Data lines:
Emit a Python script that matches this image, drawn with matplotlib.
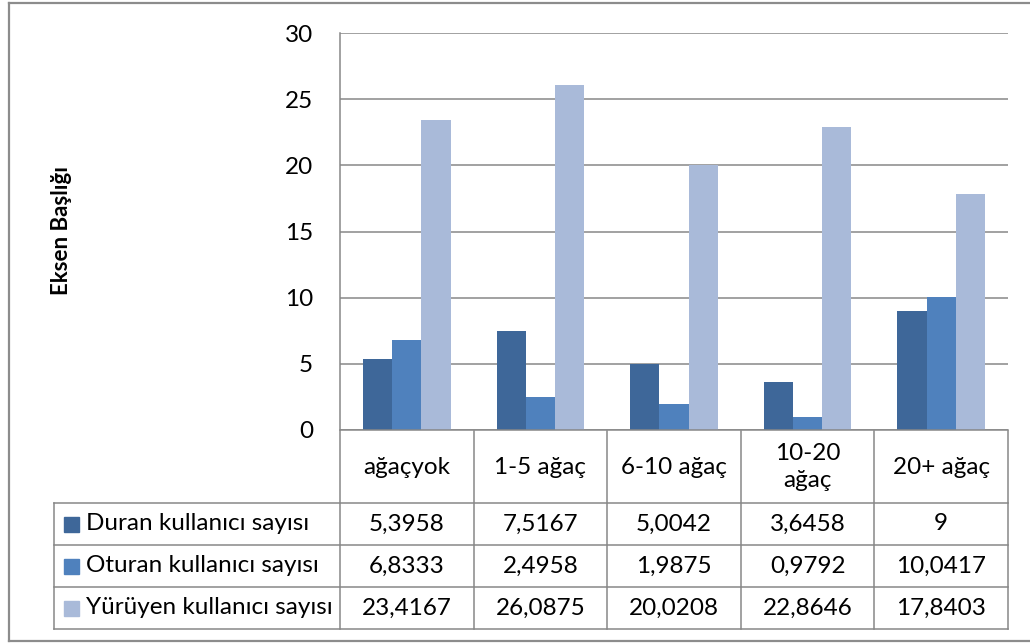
import matplotlib
matplotlib.use("Agg")
import matplotlib.pyplot as plt
from matplotlib.lines import Line2D
from matplotlib.patches import Rectangle
from matplotlib import transforms

plt.rcParams['font.family'] = ['Lato', 'DejaVu Sans']

categories = ["ağaçyok", "1-5 ağaç", "6-10 ağaç", "10-20\nağaç", "20+ ağaç"]
series_names = ["Duran kullanıcı sayısı", "Oturan kullanıcı sayısı", "Yürüyen kullanıcı sayısı"]
duran = [5.3958, 7.5167, 5.0042, 3.6458, 9]
oturan = [6.8333, 2.4958, 1.9875, 0.9792, 10.0417]
yuruyen = [23.4167, 26.0875, 20.0208, 22.8646, 17.8403]
colors = ["#3E6799", "#4F81BD", "#A9BAD9"]
y_ticks = [0, 5, 10, 15, 20, 25, 30]

W, H = 1030, 644
grid_c = "#878787"
fs = 17.5

def fx(x):
    return x / W

def fy(y):
    return 1 - y / H

fig = plt.figure(figsize=(W / 100, H / 100), dpi=100)
ax = fig.add_axes([fx(340), fy(430), fx(1008) - fx(340), fy(33) - fy(430)])

series = [duran, oturan, yuruyen]
bw = 0.219
xs = list(range(len(categories)))
for i, (vals, c) in enumerate(zip(series, colors)):
    ax.bar([x + (i - 1) * bw for x in xs], vals, width=bw, color=c, edgecolor="none", zorder=2)

ax.set_xlim(-0.5, len(categories) - 0.5)
ax.set_ylim(0, 30)
ax.set_yticks(y_ticks)
ax.set_yticklabels([str(t) for t in y_ticks], fontsize=fs)
ax.tick_params(axis="y", length=0, pad=19.5)
ax.set_xticks([])
ax.grid(axis="y", color=grid_c, lw=1.1, zorder=1)
for s in ["top", "right"]:
    ax.spines[s].set_visible(False)
for s in ["left", "bottom"]:
    ax.spines[s].set_color(grid_c)
    ax.spines[s].set_linewidth(1.1)

fig.text(fx(61), fy(230), "Eksen Başlığı", rotation=90, fontsize=16, fontweight="bold",
         ha="center", va="center")

# data table under the plot
tr = transforms.blended_transform_factory(ax.transData, fig.transFigure)
row_y = [431, 503, 545, 587, 629]
x0 = -0.5
for xb in [x0 + k for k in range(len(categories) + 1)]:
    fig.add_artist(Line2D([xb, xb], [fy(431), fy(629)], transform=tr, color=grid_c, lw=1.1))
for yb in row_y[1:]:
    fig.add_artist(Line2D([fx(54), fx(1008)], [fy(yb), fy(yb)], transform=fig.transFigure,
                          color=grid_c, lw=1.1))
fig.add_artist(Line2D([fx(54), fx(54)], [fy(503), fy(629)], transform=fig.transFigure,
                      color=grid_c, lw=1.1))

for x, cat in zip(xs, categories):
    fig.text(x, fy((row_y[0] + row_y[1]) / 2), cat, transform=tr, fontsize=fs,
             ha="center", va="center", linespacing=1.35)

for r, (name, vals, c) in enumerate(zip(series_names, series, colors)):
    yc = (row_y[r + 1] + row_y[r + 2]) / 2
    fig.add_artist(Rectangle((fx(64), fy(yc + 7.5)), fx(15), fy(0) - fy(15),
                             transform=fig.transFigure, color=c))
    fig.text(fx(86), fy(yc), name, fontsize=fs, ha="left", va="center")
    for x, v in zip(xs, vals):
        fig.text(x, fy(yc), str(v).replace(".", ","), transform=tr, fontsize=fs,
                 ha="center", va="center")

# chart frame
frame_c = "#8C8C8C"
fig.add_artist(Line2D([fx(9), fx(9)], [fy(3), fy(641)], transform=fig.transFigure, color=frame_c, lw=1.6))
fig.add_artist(Line2D([fx(9), 1], [fy(3), fy(3)], transform=fig.transFigure, color=frame_c, lw=1.6))
fig.add_artist(Line2D([fx(9), 1], [fy(641), fy(641)], transform=fig.transFigure, color=frame_c, lw=1.6))

fig.savefig("out.png", dpi=100)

Exercise aim: Using the listing, copy every line where the word "matplotlib" shows up.

Written answer:
Emit a Python script that matches this image, drawn with matplotlib.
import matplotlib
matplotlib.use("Agg")
import matplotlib.pyplot as plt
from matplotlib.lines import Line2D
from matplotlib.patches import Rectangle
from matplotlib import transforms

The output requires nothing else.